I'm running out of good biology related double entendres, and I want to wait a few more weeks before I post those that people suggested in the comments or that I stole from other blogs (don't worry, I'll give you mad props if I jones something off you). So, for this week's evolgen double entendre, I give you an essay that I came across in high school. To give some context, we were required to write a timed essay on the essay during class. I spent the first five to ten minutes (of the allotted fifty) trying to compose myself before I could even begin to think about what I would write. This week's evolgen double entendre comes courtesy of E.M. Forster's essay, "My Wood". The (pardon the pun) money quote (I've taken the artistic liberty to crop it to enhance the sexual innuendo):
What's the effect on me of my wood? In the first place, it makes me feel heavy . . . and it was a man of weight who failed to get into the Kingdom of Heaven . . . he stuck out in front . . . and as he wedged himself this way and that in the crystalline entrance . . . he saw beneath him a comparatively slim camel passing through the eye of a needle . . . My wood makes me feel heavy.
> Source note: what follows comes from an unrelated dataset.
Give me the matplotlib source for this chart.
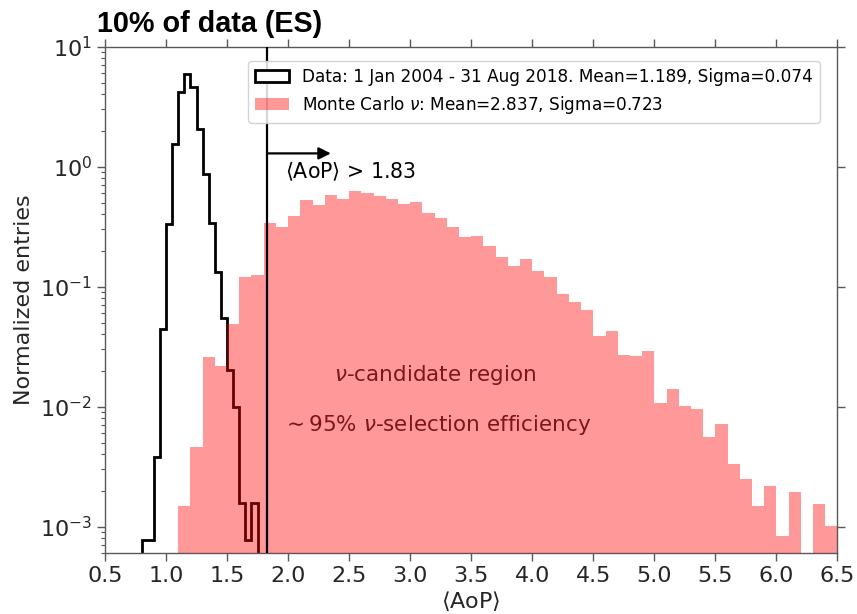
import numpy as np
import matplotlib
matplotlib.use("Agg")
import matplotlib.pyplot as plt
from matplotlib.patches import Patch

# ---- data ----
data_edges = [0.80, 0.85, 0.90, 0.95, 1.00, 1.05, 1.10, 1.15, 1.20, 1.25, 1.30,
              1.35, 1.40, 1.45, 1.50, 1.55, 1.60, 1.65, 1.70, 1.75]
data_vals = [7.8e-4, 7.8e-4, 3.83e-3, 0.0441, 0.331, 1.54, 4.17, 5.92, 4.59, 2.06,
             0.864, 0.337, 0.132, 0.0552, 0.0202, 0.0100, 1.57e-3, 7.8e-4, 1.57e-3]

mc_edges = [1.1, 1.2, 1.3, 1.4, 1.5, 1.6, 1.7, 1.8, 1.9, 2.0, 2.1, 2.2, 2.3, 2.4,
            2.5, 2.6, 2.7, 2.8, 2.9, 3.0, 3.1, 3.2, 3.3, 3.4, 3.5, 3.6, 3.7, 3.8,
            3.9, 4.0, 4.1, 4.2, 4.3, 4.4, 4.5, 4.6, 4.7, 4.8, 4.9, 5.0, 5.1, 5.2,
            5.3, 5.4, 5.5, 5.6, 5.7, 5.8, 5.9, 6.0, 6.1, 6.2, 6.3, 6.4, 6.5]
mc_vals = [1.49e-3, 4.59e-3, 0.0257, 0.0218, 0.0486, 0.120, 0.125,
           0.341, 0.316, 0.391, 0.528, 0.480, 0.581, 0.538, 0.631, 0.600,
           0.570, 0.535, 0.489, 0.508, 0.414, 0.376, 0.316, 0.258, 0.265,
           0.220, 0.176, 0.150, 0.169, 0.136, 0.121, 0.0863, 0.0750, 0.0640,
           0.0388, 0.0428, 0.0270, 0.0264, 0.0291, 0.0107, 0.0140, 0.0101,
           0.0095, 5.62e-3, 7.18e-3, 3.31e-3, 2.48e-3, 1.49e-3, 2.18e-3,
           8.36e-4, 1.93e-3, 0.0, 1.55e-3, 1.01e-3]

cut_value = 1.83
data_label = "Data: 1 Jan 2004 - 31 Aug 2018. Mean=1.189, Sigma=0.074"
mc_label = r"Monte Carlo $\nu$: Mean=2.837, Sigma=0.723"
xticks = [0.5, 1.0, 1.5, 2.0, 2.5, 3.0, 3.5, 4.0, 4.5, 5.0, 5.5, 6.0, 6.5]

# ---- figure ----
fig = plt.figure(figsize=(8.57, 6.14), dpi=100)
ax = fig.add_axes([0.1225, 0.0989, 0.8547, 0.8251])
ax.set_yscale("log")

floor = 1e-6
dv = np.where(np.array(data_vals) > 0, data_vals, floor)
mv = np.where(np.array(mc_vals) > 0, mc_vals, floor)

ax.stairs(dv, data_edges, baseline=floor, fill=False, color="black",
          linewidth=2.0, zorder=2)
ax.stairs(mv, mc_edges, baseline=floor, fill=True, color="red", alpha=0.4,
          linewidth=0, zorder=3)

ax.axvline(cut_value, color="black", linewidth=1.6, zorder=4)
ax.annotate("", xy=(2.35, 1.29), xytext=(cut_value, 1.29),
            arrowprops=dict(arrowstyle="-|>", color="black", lw=1.6,
                            mutation_scale=18, shrinkA=0, shrinkB=0), zorder=5)
ax.text(1.975, 0.91, r"$\langle$AoP$\rangle$ > 1.83", fontsize=14.8,
        ha="left", va="center", color="black", zorder=6)

ax.text(3.2, 0.0184, r"$\nu$-candidate region", fontsize=15.5,
        ha="center", va="center", color="#801515", zorder=6)
ax.text(3.22, 7.0e-3, r"$\sim$95% $\nu$-selection efficiency", fontsize=15.5,
        ha="center", va="center", color="#801515", zorder=6)

ax.set_xlim(0.5, 6.5)
ax.set_ylim(6.0e-4, 10)
ax.set_xticks(xticks)
ax.set_xticklabels([f"{t:.1f}" for t in xticks])

spine_c = "0.35"
for s in ax.spines.values():
    s.set_color(spine_c)
    s.set_linewidth(1.0)
ax.tick_params(which="major", direction="out", length=6, width=1.0,
               colors=spine_c, labelcolor="0.15", labelsize=16,
               top=True, right=True, labeltop=False, labelright=False)
ax.tick_params(which="minor", direction="out", length=3, width=0.8,
               colors=spine_c, top=False, right=False)
ax.tick_params(axis="x", which="minor", bottom=False)

ax.set_xlabel(r"$\langle$AoP$\rangle$", fontsize=16, color="0.15", labelpad=2)
ax.set_ylabel("Normalized entries", fontsize=16, color="0.15", labelpad=4)

handles = [Patch(facecolor="white", edgecolor="black", linewidth=2.0),
           Patch(facecolor="red", alpha=0.4, linewidth=0)]
leg = ax.legend(handles, [data_label, mc_label], loc="upper right",
                bbox_to_anchor=(0.976, 0.972), borderaxespad=0, fontsize=12.2,
                frameon=True, fancybox=True, framealpha=0.85, edgecolor="0.8")
leg.set_zorder(10)

fig.text(97 / 857, 1 - 31.7 / 614, "10% of data (ES)", fontsize=20.7,
         fontweight="bold", family="Liberation Sans", ha="left",
         va="baseline", color="black")

fig.savefig("out.png", dpi=100)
In the second place, it makes me feel it ought to be larger . . . Pray, does my wood belong to me or doesn't it? . . . There is a wood near Lyme Regis . . . where the owner has not hesitated on this point . . . He really does own his wood, this able chap.
The creative creationist style quote mining doesn't do this essay justice. It's really about a man's struggle to understand what the ownership of property means too him. Calling it "my property" or "my land", however, would not have the same effect as calling it "my wood" (hehehe, wood).